**DATA LINES**

········

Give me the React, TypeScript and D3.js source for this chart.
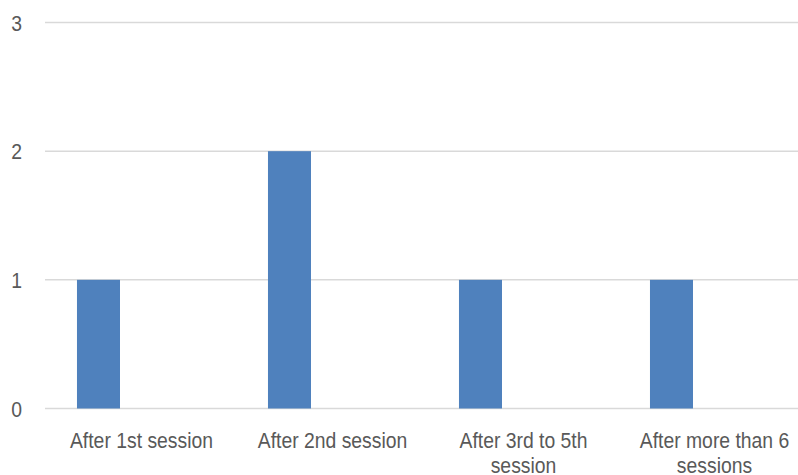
import React, { useEffect, useRef } from "react";
import * as d3 from "d3";

const categories = [
  "After 1st session",
  "After 2nd session",
  "After 3rd to 5th session",
  "After more than 6 sessions",
];
const seriesNames = ["Series1", "Series2", "Series3"];
const series1 = [1, 2, 1, 1];
const series2 = [0, 0, 0, 0];
const series3 = [0, 0, 0, 0];
const yTicks = [0, 1, 2, 3];

const width = 798;
const height = 475;
const margin = { top: 22.5, right: -11, bottom: 66.5, left: 45 };
const FONT = "'Liberation Sans', Arial, sans-serif";
const FS = 22;
const SX = 0.88; // 模擬窄字體

const App: React.FC = () => {
  const ref = useRef<SVGSVGElement | null>(null);

  useEffect(() => {
    const svg = d3.select(ref.current);
    svg.selectAll("*").remove();

    const allSeries = [series1, series2, series3];

    const x0 = d3
      .scaleBand<string>()
      .domain(categories)
      .range([margin.left + 1, width - margin.right + 1])
      .padding(0);

    const x1 = d3
      .scaleBand<string>()
      .domain(seriesNames)
      .range([0, x0.bandwidth()])
      .paddingInner(0)
      .paddingOuter(0.72);

    const y = d3
      .scaleLinear()
      .domain([0, 3])
      .range([height - margin.bottom, margin.top]);

    // 網格線
    svg
      .append("g")
      .selectAll("line")
      .data(yTicks)
      .join("line")
      .attr("x1", margin.left)
      .attr("x2", width)
      .attr("y1", (d) => y(d))
      .attr("y2", (d) => y(d))
      .attr("stroke", "#d9d9d9")
      .attr("stroke-width", 1.5);

    // y 軸標籤
    svg
      .append("g")
      .selectAll("text")
      .data(yTicks)
      .join("text")
      .attr("transform", (d) => `translate(22,${y(d) + 8}) scale(${SX},1)`)
      .attr("text-anchor", "end")
      .attr("font-family", FONT)
      .attr("font-size", FS)
      .attr("fill", "#595959")
      .text((d) => String(d));

    // 長條
    const groups = svg
      .append("g")
      .selectAll("g")
      .data(categories)
      .join("g")
      .attr("transform", (d) => `translate(${x0(d)},0)`);

    groups
      .selectAll("rect")
      .data((_, i) =>
        seriesNames.map((s, k) => ({ s, v: allSeries[k][i] }))
      )
      .join("rect")
      .attr("x", (d) => x1(d.s) ?? 0)
      .attr("width", x1.bandwidth())
      .attr("y", (d) => y(d.v))
      .attr("height", (d) => y(0) - y(d.v))
      .attr("fill", "#4f81bd");

    // x 軸標籤（自動換行）
    const maxW = (x0.bandwidth() - 20) / SX;
    categories.forEach((c) => {
      const cx = (x0(c) ?? 0) + x0.bandwidth() / 2;
      const t = svg
        .append("text")
        .attr("transform", `translate(${cx},448) scale(${SX},1)`)
        .attr("text-anchor", "middle")
        .attr("font-family", FONT)
        .attr("font-size", FS)
        .attr("fill", "#595959");
      const words = c.split(" ");
      let line: string[] = [];
      let lineNo = 0;
      let tspan = t.append("tspan").attr("x", 0).attr("y", 0);
      words.forEach((w) => {
        line.push(w);
        tspan.text(line.join(" "));
        if ((tspan.node()?.getComputedTextLength() ?? 0) > maxW && line.length > 1) {
          line.pop();
          tspan.text(line.join(" "));
          line = [w];
          lineNo++;
          tspan = t
            .append("tspan")
            .attr("x", 0)
            .attr("y", lineNo * 25)
            .text(w);
        }
      });
    });
  }, []);

  return (
    <svg
      ref={ref}
      width={width}
      height={height}
      style={{ position: "absolute", left: 0, top: 0, background: "#fff" }}
    />
  );
};

export default App;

········

Copy out the data above exactly, except the pictures.

Give me the React, TypeScript and D3.js source for this chart.
import React, { useEffect, useRef } from "react";
import * as d3 from "d3";

const categories = [
  "After 1st session",
  "After 2nd session",
  "After 3rd to 5th session",
  "After more than 6 sessions",
];
const seriesNames = ["Series1", "Series2", "Series3"];
const series1 = [1, 2, 1, 1];
const series2 = [0, 0, 0, 0];
const series3 = [0, 0, 0, 0];
const yTicks = [0, 1, 2, 3];

const width = 798;
const height = 475;
const margin = { top: 22.5, right: -11, bottom: 66.5, left: 45 };
const FONT = "'Liberation Sans', Arial, sans-serif";
const FS = 22;
const SX = 0.88; // 模擬窄字體

const App: React.FC = () => {
  const ref = useRef<SVGSVGElement | null>(null);

  useEffect(() => {
    const svg = d3.select(ref.current);
    svg.selectAll("*").remove();

    const allSeries = [series1, series2, series3];

    const x0 = d3
      .scaleBand<string>()
      .domain(categories)
      .range([margin.left + 1, width - margin.right + 1])
      .padding(0);

    const x1 = d3
      .scaleBand<string>()
      .domain(seriesNames)
      .range([0, x0.bandwidth()])
      .paddingInner(0)
      .paddingOuter(0.72);

    const y = d3
      .scaleLinear()
      .domain([0, 3])
      .range([height - margin.bottom, margin.top]);

    // 網格線
    svg
      .append("g")
      .selectAll("line")
      .data(yTicks)
      .join("line")
      .attr("x1", margin.left)
      .attr("x2", width)
      .attr("y1", (d) => y(d))
      .attr("y2", (d) => y(d))
      .attr("stroke", "#d9d9d9")
      .attr("stroke-width", 1.5);

    // y 軸標籤
    svg
      .append("g")
      .selectAll("text")
      .data(yTicks)
      .join("text")
      .attr("transform", (d) => `translate(22,${y(d) + 8}) scale(${SX},1)`)
      .attr("text-anchor", "end")
      .attr("font-family", FONT)
      .attr("font-size", FS)
      .attr("fill", "#595959")
      .text((d) => String(d));

    // 長條
    const groups = svg
      .append("g")
      .selectAll("g")
      .data(categories)
      .join("g")
      .attr("transform", (d) => `translate(${x0(d)},0)`);

    groups
      .selectAll("rect")
      .data((_, i) =>
        seriesNames.map((s, k) => ({ s, v: allSeries[k][i] }))
      )
      .join("rect")
      .attr("x", (d) => x1(d.s) ?? 0)
      .attr("width", x1.bandwidth())
      .attr("y", (d) => y(d.v))
      .attr("height", (d) => y(0) - y(d.v))
      .attr("fill", "#4f81bd");

    // x 軸標籤（自動換行）
    const maxW = (x0.bandwidth() - 20) / SX;
    categories.forEach((c) => {
      const cx = (x0(c) ?? 0) + x0.bandwidth() / 2;
      const t = svg
        .append("text")
        .attr("transform", `translate(${cx},448) scale(${SX},1)`)
        .attr("text-anchor", "middle")
        .attr("font-family", FONT)
        .attr("font-size", FS)
        .attr("fill", "#595959");
      const words = c.split(" ");
      let line: string[] = [];
      let lineNo = 0;
      let tspan = t.append("tspan").attr("x", 0).attr("y", 0);
      words.forEach((w) => {
        line.push(w);
        tspan.text(line.join(" "));
        if ((tspan.node()?.getComputedTextLength() ?? 0) > maxW && line.length > 1) {
          line.pop();
          tspan.text(line.join(" "));
          line = [w];
          lineNo++;
          tspan = t
            .append("tspan")
            .attr("x", 0)
            .attr("y", lineNo * 25)
            .text(w);
        }
      });
    });
  }, []);

  return (
    <svg
      ref={ref}
      width={width}
      height={height}
      style={{ position: "absolute", left: 0, top: 0, background: "#fff" }}
    />
  );
};

export default App;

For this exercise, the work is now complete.